Who knows, really, what you or I would do when confronted with such an awful decision.
Excuses, excuses. Evil is evil.
three girls were critical and sent to Hershey Medical Ctr I believe, and I just read that 2 girls are at Children's Hospital at Univ.of Pa Medical Ctr in Phila, - a top hospital for children....I pray they can save them.
I disagree. There comes a time when sheer stubbornness is not enough to defend a faith where women and children are expendable.
Some people would rather die than renounce God.
Never an excuse. I worry about the safety of our citizens from other evil and mentally ill people out there.
Father Abraham was ready to kill his own son rather than disobey God.
I hadn't heard that, but I was expecting to. I expect we'll hear more tragic news about this.
CopyCat crimes are especially frightening now....I wonder if he was "inspired" by the highschool shootings.
Pacifism is such an integral part of their faith, they aren't going to give it up over one isolated incident, no matter how tragic. Their faith has been tested many times, and will be tested many more times.
Thank you for keeping me up to date.
How do you know she didn't call the cops? I believe by the time she got home, the cops had been notified already.
Oh, come on. They are not renouncing God. They are renouncing electricity, telephones, indoor plumbing, and higher education.
Agree, 100%. There is no rhyme or reason to evil. It is a mystery.
What does any of the modern technology have to do with the pacifism you suggested they should renounce? In taking up arms against their fellow man, even in self defense, they would be renouncing God, in their eyes. They aren't going to switch to your religion just because they've had one tragic event.
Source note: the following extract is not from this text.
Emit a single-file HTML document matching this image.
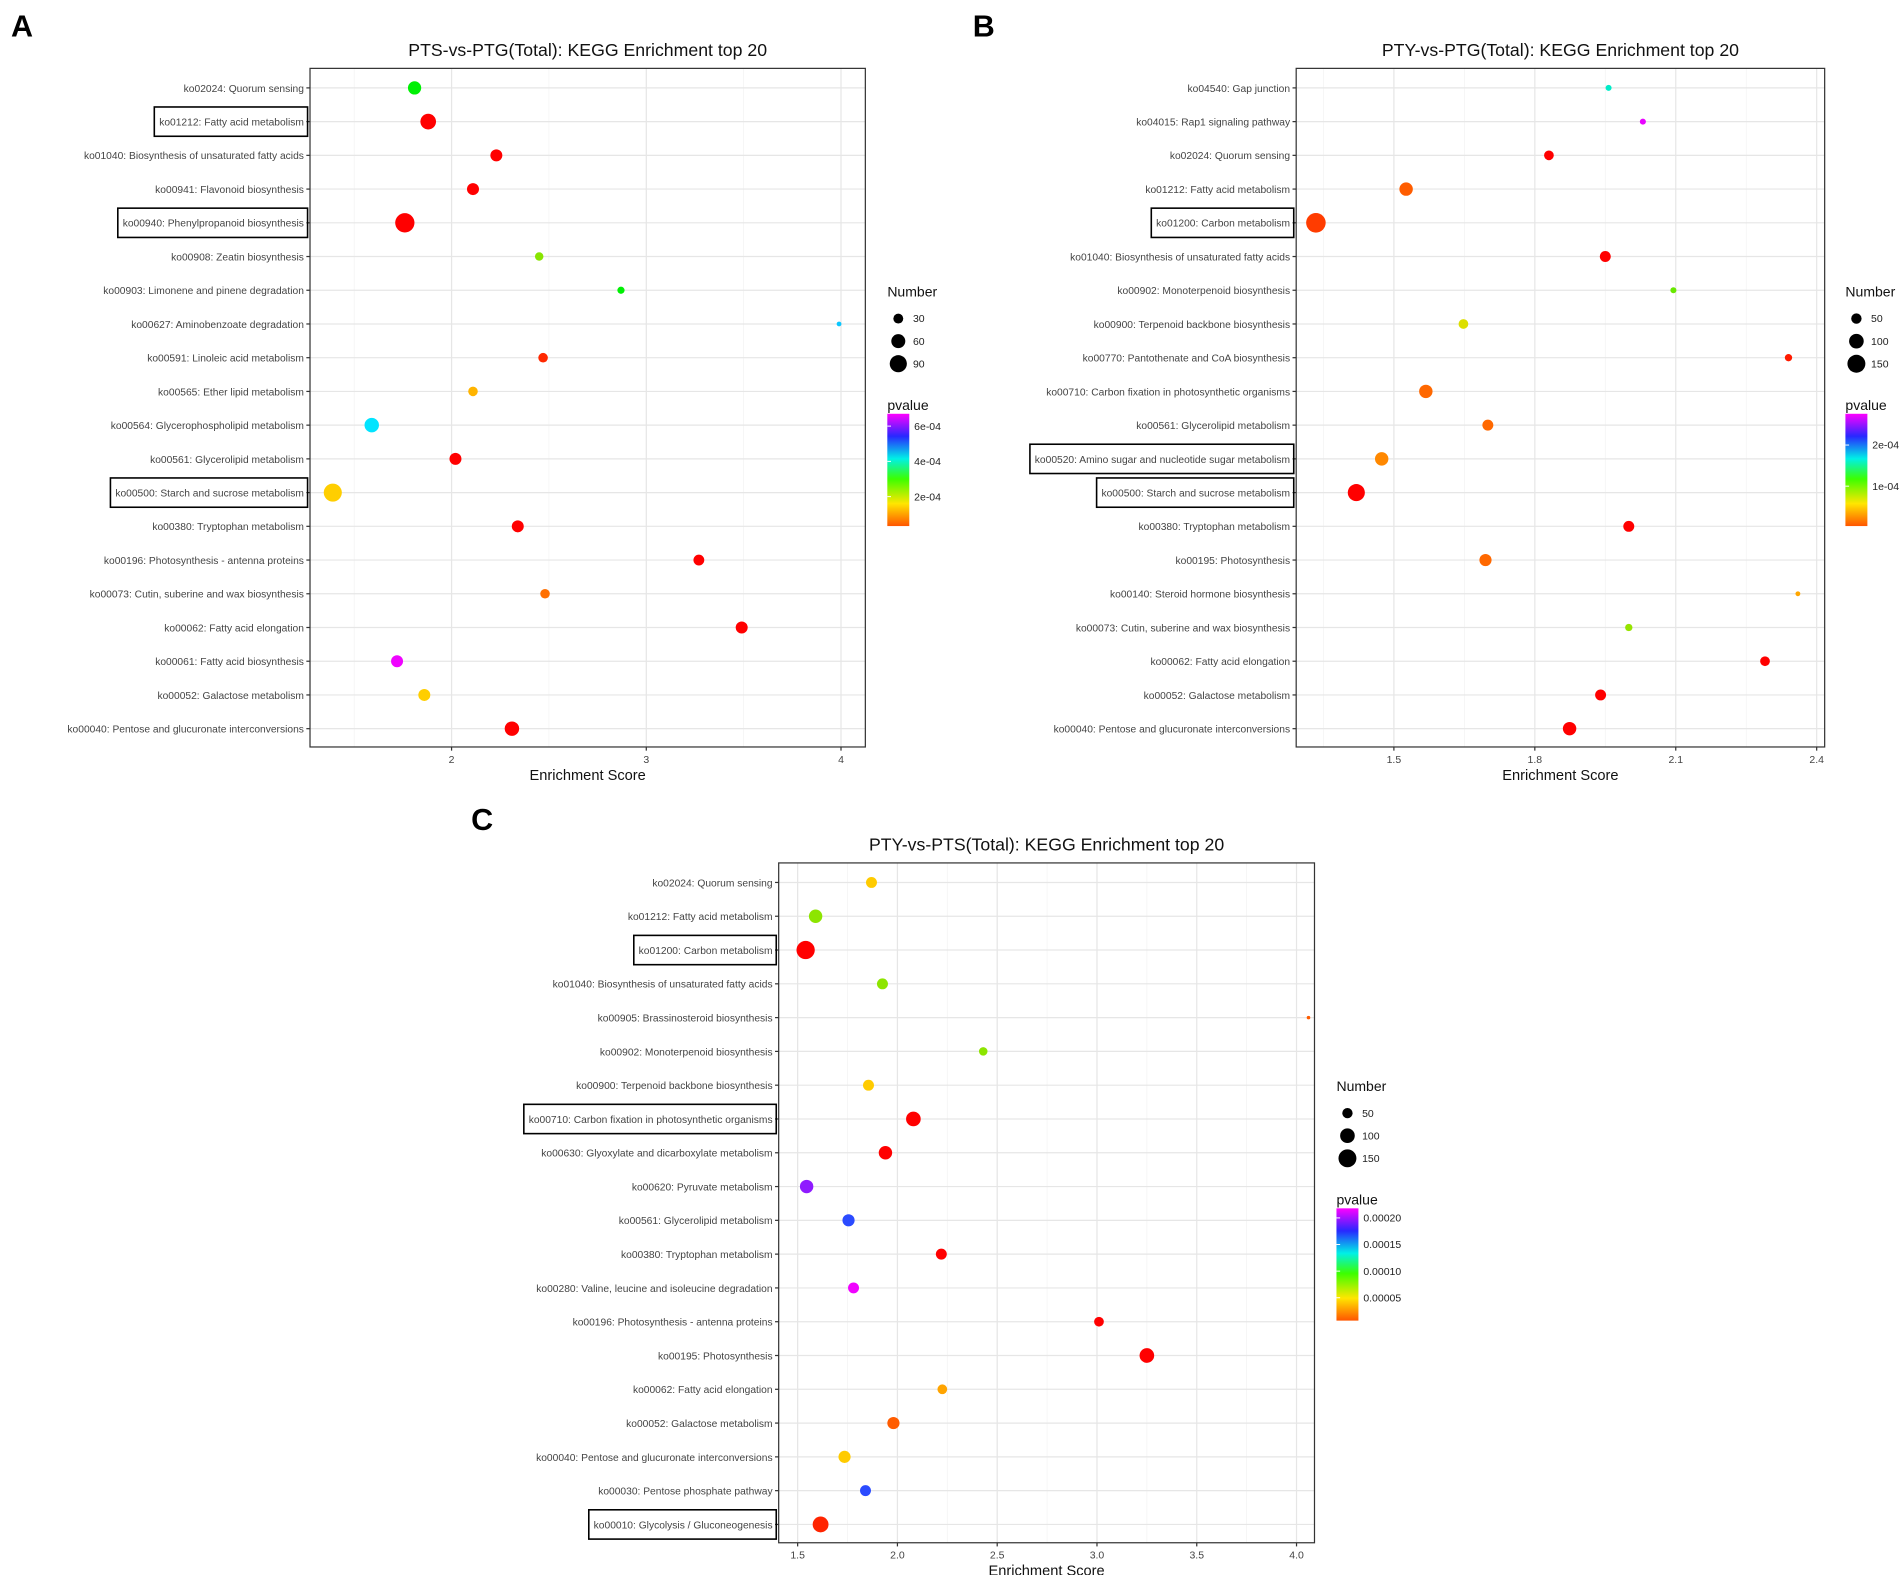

They will continue to worship God, as they always have.
Earlier in the thread the Religious Moderator asked that we refrain from disucussions about the good/bad aspects of the Amish faith...perhaps a thread in the Religion section would be a better place for this?
It seems from what we've seen in recent history- if someone is hellbent on killing children and/or adults- they're going to find a way.
We can make ourselves safer- but we will never be SAFE.
We are DEDICATED homeschoolers, but from my experience, it is likely the children in Amish schools get a better education than they would in a lot of the homeschools I know, including my own.
We use books from Pathways and Rod & Staff curricula, which are printed by the Amish and Mennonites, respectively, and they are serious, steep-curve currucula. No fuzzy-wuzzy, feel-good junk.
Next to the Amish and Mennonite currucula, the others look downright silly with their dress-up clowns and dancing-bears.
However, our teachers (Mama and Papa) have guns, but we don't carry them all the time. So our children are probably a little safer. Depends on if the invader can get the jump on us.
this is interesting - but this crime against these innocent girls will be amoung their most tragic history.
I don't know what freepatriot posted because it appears those comments have been deleted. I'm on freepatriot's ping list, but I have no ping from him to this thread; it probably was deleted. I did read some responses quoting his comments as "another reason to homeschool ping," and I'm going to assume he was pinging me with a heads-up because ARTHS is simply the name of the list I run.
Freepatriot, if the reaction you received was negative, the name of our list is probably what set people off. In fact, I never use the name on school tragedy threads like this one for that very reason. I'll respond to some of those freepers.
Wagglebee, true, these shootings can happen anywhere. The big public schools are just bigger targets - there are a lot of kids, people there are unarmed, etc. A small, one-room Amish school is practically a homeschool group. I've often worried that people could start targeting homeschool groups, but they don't know where we meet. In my state, we're like an underground movement. I have to say, too, in a lot of the homeschool groups, even in the blue state where I live, many of the people there have quick access to a gun if needed.